| VANCOUVER
- Honda would like to be the first to markeet a fuel-cell car to the public,
but it's less important than delivering something that's recognizably Honda,
says a U.S. executive overseeing the project.
"I don't think it's critical to be
first," says Steve Ellis, manager of fuel-cell marketing for American Honda
Motor Co.
"But maybe it's more important than
what is first is done with extremely high quality and (with) products that
leave a positive lasting impression on the customer."
Regardless of who's first, fuel-cell
cars will make up only a fraction of the auto market for two or more decades,
says Ellis.
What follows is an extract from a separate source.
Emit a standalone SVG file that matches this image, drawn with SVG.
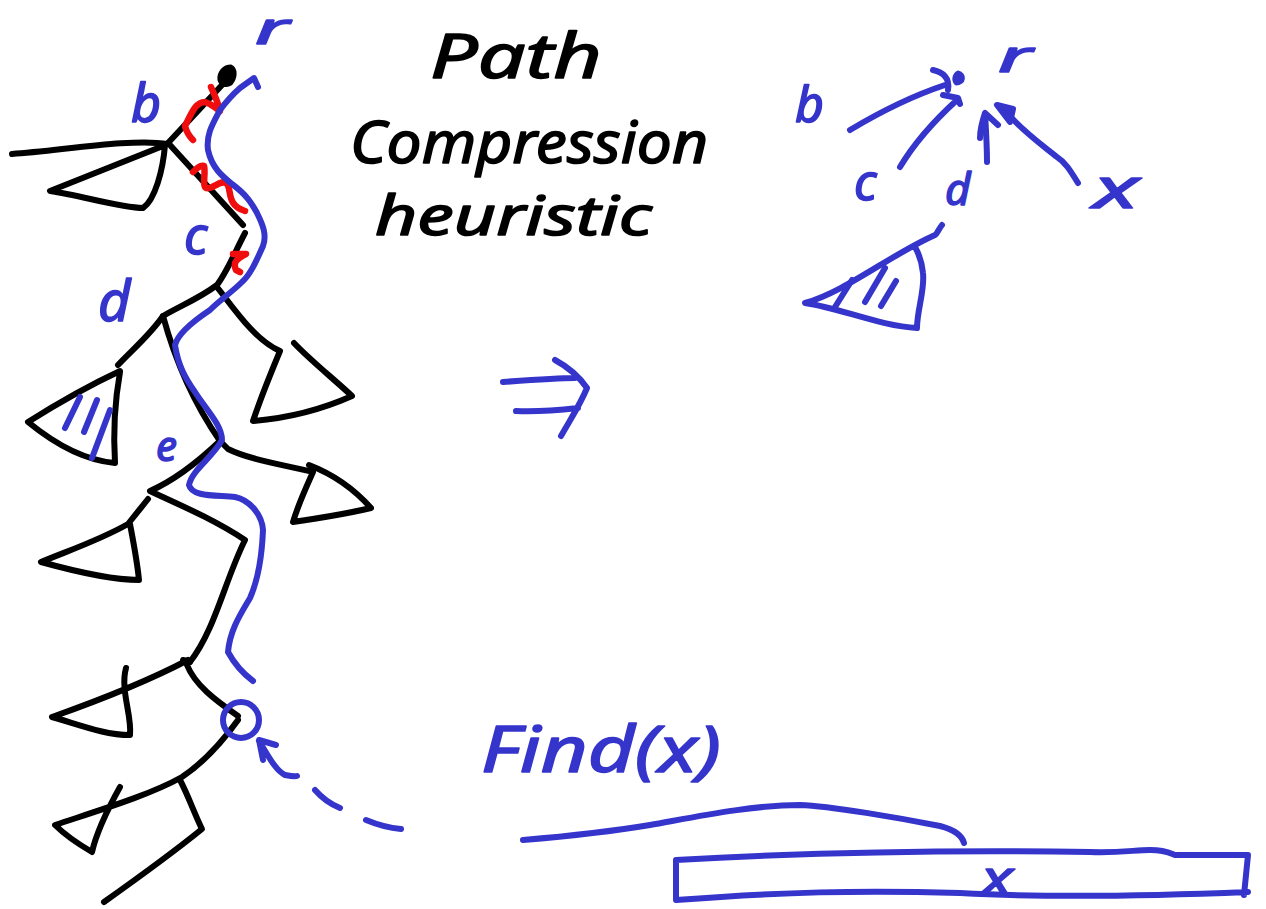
<svg xmlns="http://www.w3.org/2000/svg" width="1266" height="909" viewBox="0 0 1266 909">
<style>
path,circle{fill:none;stroke-linecap:round;stroke-linejoin:round}
.k{stroke:#000;stroke-width:6}
.b{stroke:#3535cc;stroke-width:6}
.r{stroke:#f00d0d;stroke-width:6.5}
text{font-family:"Noto Sans","Liberation Sans",sans-serif;font-style:italic;stroke-linejoin:round;stroke-linecap:round}
.tk{fill:#000;stroke:#000;stroke-width:1.5}
.tb{fill:#3535cc;stroke:#3535cc;stroke-width:1.5}
.f{fill:#3535cc}
</style>
<rect width="1266" height="909" fill="#fff"/>
<g id="tree">
<path class="k" d="M222 85L196 113L168 143"/>
<path d="M219 80C218 72 224 66 231 66C237 69 236 78 231 84C226 87 220 85 219 80Z" style="fill:#000" stroke="#000" stroke-width="3"/>
<path class="k" d="M12 154C60 151 130 138 168 144L50 191C80 195 120 208 143 208C155 200 163 170 165 145"/>
<path class="k" d="M170 145L243 225"/>
<path class="k" d="M245 233C235 252 227 272 217 285C200 298 180 306 163 316C150 335 132 350 118 365"/>
<path class="k" d="M120 371C90 385 55 405 28 422C50 440 80 460 115 463C113 430 115 400 120 372"/>
<path class="k" d="M217 287C235 310 255 340 280 351C270 375 260 400 253 421C290 418 325 408 352 396C335 380 310 360 294 343"/>
<path class="k" d="M163 316C175 360 195 405 220 441C200 460 175 480 150 491C180 505 215 520 245 540C225 580 215 630 190 662"/>
<path class="k" d="M220 441L228 449C250 460 285 465 313 472C305 490 298 505 293 522C320 518 345 514 371 508C355 490 335 475 309 465"/>
<path class="k" d="M148 499L128 524C100 540 70 550 41 562C70 570 110 580 139 580C137 560 133 540 130 524"/>
<path class="k" d="M188 660C150 680 100 700 52 717C80 725 105 735 130 735C132 715 120 690 126 668"/>
<path class="k" d="M183 660L190 662M187 665C195 685 215 700 238 716"/>
<path class="k" d="M238 720C220 745 200 765 182 777C150 795 100 810 55 825C65 835 80 845 92 852C97 830 110 805 120 787"/>
<path class="k" d="M180 780C188 795 195 815 202 829C170 855 135 880 104 902"/>
<path class="r" d="M193 140C188 135 186 130 185 126C192 112 196 102 205 102C212 104 215 108 220 111C218 102 214 94 211 87"/>
<path class="r" d="M193 172C197 168 200 165 204 166C206 172 202 185 206 188C212 190 222 178 227 184C232 190 226 205 245 211"/>
<path class="r" d="M233 254L246 254C238 258 232 262 236 270L240 272"/>
<path class="b" d="M258 87L254 78L240 88C232 95 226 102 220 110C212 125 206 135 208 150C212 168 222 176 232 184C248 196 252 204 257 213C263 225 267 235 263 246C256 262 250 275 242 282C232 292 220 300 210 310C195 320 178 333 175 345C178 365 185 378 195 392C205 408 222 425 222 440C212 458 192 470 189 485C192 497 215 495 235 497C250 500 262 515 263 530C262 555 258 580 250 598C240 615 230 630 228 652C235 665 245 675 253 681"/>
<path class="b" d="M65 428L80 397M84 432L97 400M92 458L110 410"/>
<circle class="b" cx="241" cy="720" r="18"/>
<path class="b" d="M276 745L259 740L263 760M259 741C268 755 275 770 285 775C290 776 294 777 297 776M315 790C322 798 330 804 340 808M366 820C378 825 390 828 401 829"/>
</g>
<g id="title">
<text class="tk" x="430" y="78" font-size="62" textLength="172" lengthAdjust="spacingAndGlyphs">Path</text>
<text class="tk" x="350" y="163" font-size="58" textLength="358" lengthAdjust="spacingAndGlyphs">Compression</text>
<text class="tk" x="375" y="235" font-size="54" textLength="277" lengthAdjust="spacingAndGlyphs">heuristic</text>
</g>
<g id="left-labels">
<text class="tb" x="255" y="44" font-size="44" textLength="34" lengthAdjust="spacingAndGlyphs">r</text>
<text class="tb" x="131" y="122" font-size="52">b</text>
<text class="tb" x="184" y="254" font-size="52">c</text>
<text class="tb" x="98" y="321" font-size="56">d</text>
<text class="tb" x="156" y="461" font-size="42">e</text>
</g>
<g id="implies"><path class="b" d="M503 382C530 380 560 378 575 378M555 360C570 368 580 378 587 388C580 405 570 420 561 436M516 411C535 412 560 410 578 408"/></g>
<g id="compressed">
<text class="tb" x="998" y="72" font-size="44" textLength="34" lengthAdjust="spacingAndGlyphs">r</text>
<text class="tb" x="795" y="122" font-size="50">b</text>
<text class="tb" x="854" y="200" font-size="50">c</text>
<text class="tb" x="945" y="205" font-size="44">d</text>
<text class="tb" x="1093" y="208" font-size="56" textLength="46" lengthAdjust="spacingAndGlyphs">x</text>
<path class="b" d="M850 130C880 112 915 95 945 85M933 70C943 72 950 78 948 90"/>
<path class="f" d="M958 72C966 74 965 84 956 84C952 80 954 74 958 72Z" stroke="#3535cc" stroke-width="3"/>
<path class="b" d="M900 167C915 142 935 120 957 100M943 95L958 98L960 104"/>
<path class="b" d="M987 162C987 145 986 130 985 113C982 122 980 130 980 138M985 113L998 125"/>
<path class="b" d="M1078 183C1070 170 1065 162 1057 157C1045 147 1020 130 1003 108"/>
<path class="b f" d="M997 105L1013 109L1010 122Z" style="fill:#3535cc"/>
<path class="b" d="M942 225C938 230 937 234 935 235C890 255 845 292 805 303C840 308 880 326 917 328C917 310 925 290 923 273C922 262 919 254 915 247"/>
<path class="b" d="M852 280L835 307M885 268L865 302M896 281L881 306"/>
</g>
<g id="array">
<text class="tb" x="481" y="772" font-size="64" textLength="240" lengthAdjust="spacingAndGlyphs">Find(x)</text>
<path class="b" d="M523 840C570 836 620 830 650 825C690 818 750 805 800 805C830 806 900 818 940 826C955 830 962 835 964 843"/>
<path class="b" d="M676 900L676 860C800 853 950 850 1090 852C1120 853 1135 850 1150 850C1165 850 1170 853 1175 855L1248 855L1244 895M676 900C780 892 860 890 960 893C1050 898 1150 896 1248 892"/>
<text class="tb" x="981" y="895" font-size="48" textLength="32" lengthAdjust="spacingAndGlyphs">x</text>
</g>
</svg>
And automakers likely won't sell them profitably for some time.
Honda unveiled its FCX hydrogen-fuel
cell concept car at the North American International Auto Show in Detroit
last January and announced it would produce a model based on the show car
within three or four years.
It's in a race with other major automakers
to bring the zero-emission technology to dealer showrooms.
Honda, like its competitors, has
a small fleet of early-generation FCX cars mostly in the hands of fleet
customers to test the technology over a long term.
Some 15 of the tall, boxy hatchbacks
are trundling around California and New York and another dozen are in Asia.
It brought a handful of the cars
to Vancouver for this week's Globe 2006 environmental business conference.
Fuel cells produce electricity by
chemically breaking down hydrogen. When pure hydrogen is used, the only
byproducts are heat and water, although some pollution is produced if fuels
such as gasoline are used to make the hydrogen.
Honda was an early licensee of fuel-cell
stack technology developed by Vancouver-based Ballard Power Systems.
But eventually, like Toyota and General
Motors, Honda struck out on its own, though Ellis says some Ballard-based
Hondas are still operating.
Fuel-cell stacks are the heart of
a fuel-cell car, says Ellis, and engine development is at the core of Honda's
self-image, so going it alone was a logical choice.